▶ **PROBLEM REQUIREMENTS**:
In the lines below, output everything from the first line through the line containing "import numpy as np" exactly as it is. Pictures are not part of the output.

________________________

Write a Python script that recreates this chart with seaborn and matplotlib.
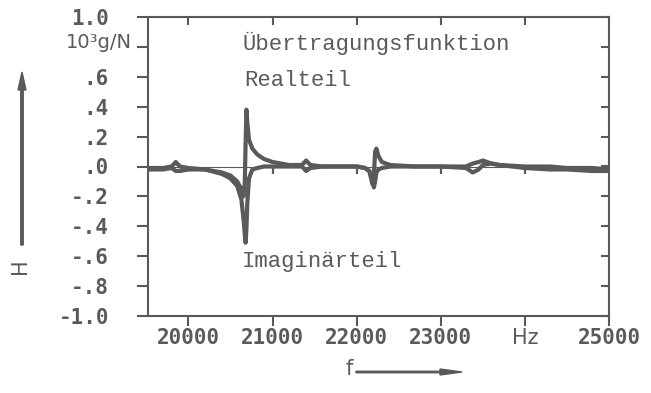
import matplotlib
matplotlib.use("Agg")
import matplotlib.pyplot as plt
import matplotlib.transforms as mtransforms
import seaborn as sns
import pandas as pd
import numpy as np

# ---- data ----
freq = [19520, 19700, 19800, 19850, 19900, 20000, 20200, 20400, 20500, 20580,
        20630, 20655, 20670, 20680, 20690, 20700, 20720, 20760, 20820, 20900,
        21000, 21200, 21350, 21400, 21450, 21600, 21800, 22000, 22100, 22150,
        22190, 22205, 22220, 22235, 22260, 22300, 22400, 22700, 23000, 23300,
        23380, 23450, 23500, 23600, 23700, 24000, 24300, 24500, 24800, 25000]
realteil = [-0.01, -0.01, 0.00, 0.03, 0.00, -0.01, -0.02, -0.04, -0.06, -0.10,
            -0.15, -0.20, -0.12, 0.15, 0.38, 0.30, 0.18, 0.12, 0.08, 0.05,
            0.03, 0.01, 0.01, 0.04, 0.01, 0.00, 0.00, 0.00, -0.01, -0.03,
            -0.12, -0.06, 0.10, 0.12, 0.07, 0.03, 0.01, 0.00, 0.00, 0.00,
            0.02, 0.03, 0.04, 0.02, 0.01, 0.00, 0.00, -0.01, -0.01, -0.02]
imaginaerteil = [-0.02, -0.02, -0.01, -0.03, -0.03, -0.02, -0.02, -0.05, -0.08, -0.13,
                 -0.22, -0.35, -0.45, -0.51, -0.42, -0.25, -0.08, -0.02, -0.01, 0.00,
                 0.00, 0.00, 0.00, -0.03, -0.01, 0.00, 0.00, 0.00, -0.01, -0.03,
                 -0.08, -0.14, -0.10, -0.04, -0.02, -0.01, 0.00, 0.00, 0.00, -0.01,
                 -0.04, -0.02, 0.01, 0.02, 0.01, -0.01, -0.02, -0.02, -0.03, -0.03]

x_ticks = [20000, 21000, 22000, 23000, 24000, 25000]
x_ticklabels = ["20000", "21000", "22000", "23000", "Hz", "25000"]
y_ticks = [1.0, 0.8, 0.6, 0.4, 0.2, 0.0, -0.2, -0.4, -0.6, -0.8, -1.0]
y_ticklabels = ["1.0", "", ".6", ".4", ".2", ".0", "-.2", "-.4", "-.6", "-.8", "-1.0"]

df = pd.DataFrame({
    "f": freq * 2,
    "H": realteil + imaginaerteil,
    "Teil": ["Realteil"] * len(freq) + ["Imaginärteil"] * len(freq),
})

sns.set_theme(style="white")
plt.rcParams["font.family"] = ["DejaVu Sans"]

GRAY = "#5a5a5a"
W, Hpx = 651, 393
fig = plt.figure(figsize=(W / 100, Hpx / 100), dpi=100)
ax = fig.add_axes([148 / W, 1 - 316 / Hpx, (609 - 148) / W, (316 - 17) / Hpx])

ax.axhline(0, color=GRAY, linewidth=0.8, zorder=1)
sns.lineplot(data=df, x="f", y="H", hue="Teil",
             palette={"Realteil": GRAY, "Imaginärteil": GRAY},
             linewidth=3.0, legend=False, ax=ax, zorder=3)

ax.set_xlim(19520, 25000)
ax.set_ylim(-1.0, 1.0)
ax.set_xlabel("")
ax.set_ylabel("")

for s in ax.spines.values():
    s.set_visible(True)
    s.set_color(GRAY)
    s.set_linewidth(1.5)

tick_font = dict(family="DejaVu Sans Mono", weight="bold", size=15)

ax.set_xticks(x_ticks)
ax.set_xticklabels(x_ticklabels)
ax.set_yticks(y_ticks)
ax.set_yticklabels(y_ticklabels)
ax.tick_params(axis="x", direction="out", length=7, width=1.5, color=GRAY,
               labelcolor=GRAY, pad=2, bottom=True, top=False)
ax.tick_params(axis="y", direction="out", length=8, width=1.5, color=GRAY,
               labelcolor=GRAY, pad=20, left=True, right=False)
for lab in ax.get_xticklabels() + ax.get_yticklabels():
    lab.set_fontproperties(matplotlib.font_manager.FontProperties(**tick_font))
for lab in ax.get_xticklabels():
    if lab.get_text() == "Hz":
        lab.set_fontproperties(matplotlib.font_manager.FontProperties(
            family="DejaVu Sans", weight="normal", size=15))

# top ticks (inward), right ticks (inward)
top = ax.secondary_xaxis("top")
top.set_xticks(x_ticks[:-1], labels=[""] * (len(x_ticks) - 1))
top.tick_params(direction="in", length=6, width=1.5, color=GRAY)
for s in top.spines.values():
    s.set_visible(False)
right = ax.secondary_yaxis("right")
right.set_yticks(y_ticks, labels=[""] * len(y_ticks))
right.tick_params(direction="in", length=6, width=1.5, color=GRAY)
for s in right.spines.values():
    s.set_visible(False)

# small tick marks hanging from the zero line
blend = mtransforms.blended_transform_factory(ax.transData, ax.transAxes)
for xt in x_ticks[1:-1]:
    ax.plot([xt, xt], [0.475, 0.5], transform=blend, color=GRAY,
            linewidth=1.6, zorder=5, solid_capstyle="butt")

# unit label at 0.8
fig.text(132 / W, 1 - 43 / Hpx, "10³g/N", ha="right", va="center",
         color=GRAY, family="DejaVu Sans", size=14)

# annotations in typewriter font
tw = dict(family="Liberation Mono", size=16, color=GRAY)
fig.text(243 / W, 1 - 43 / Hpx, "Übertragungsfunktion", ha="left", va="center", **tw)
fig.text(244 / W, 1 - 80 / Hpx, "Realteil", ha="left", va="center", **tw)
fig.text(242 / W, 1 - 262 / Hpx, "Imaginärteil", ha="left", va="center", **tw)

# axis labels with arrows
fig.text(20 / W, 1 - 266 / Hpx, "H", rotation=90, ha="center", va="center",
         color=GRAY, family="DejaVu Sans", size=15)
fig.patches.append(matplotlib.patches.FancyArrow(
    22 / W, 1 - 245 / Hpx, 0, (245 - 72) / Hpx, width=1.5 / Hpx,
    head_width=8 / W, head_length=18 / Hpx, length_includes_head=True,
    color=GRAY, transform=fig.transFigure))
fig.text(349 / W, 1 - 369 / Hpx, "f", ha="center", va="center",
         color=GRAY, family="DejaVu Sans", size=15)
fig.patches.append(matplotlib.patches.FancyArrow(
    356 / W, 1 - 372 / Hpx, (462 - 356) / W, 0, width=1.5 / Hpx,
    head_width=6 / Hpx, head_length=22 / W, length_includes_head=True,
    color=GRAY, transform=fig.transFigure))

fig.savefig("out.png", dpi=100)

________________________

▶ **THE SOLUTION**:
Write a Python script that recreates this chart with seaborn and matplotlib.
import matplotlib
matplotlib.use("Agg")
import matplotlib.pyplot as plt
import matplotlib.transforms as mtransforms
import seaborn as sns
import pandas as pd
import numpy as np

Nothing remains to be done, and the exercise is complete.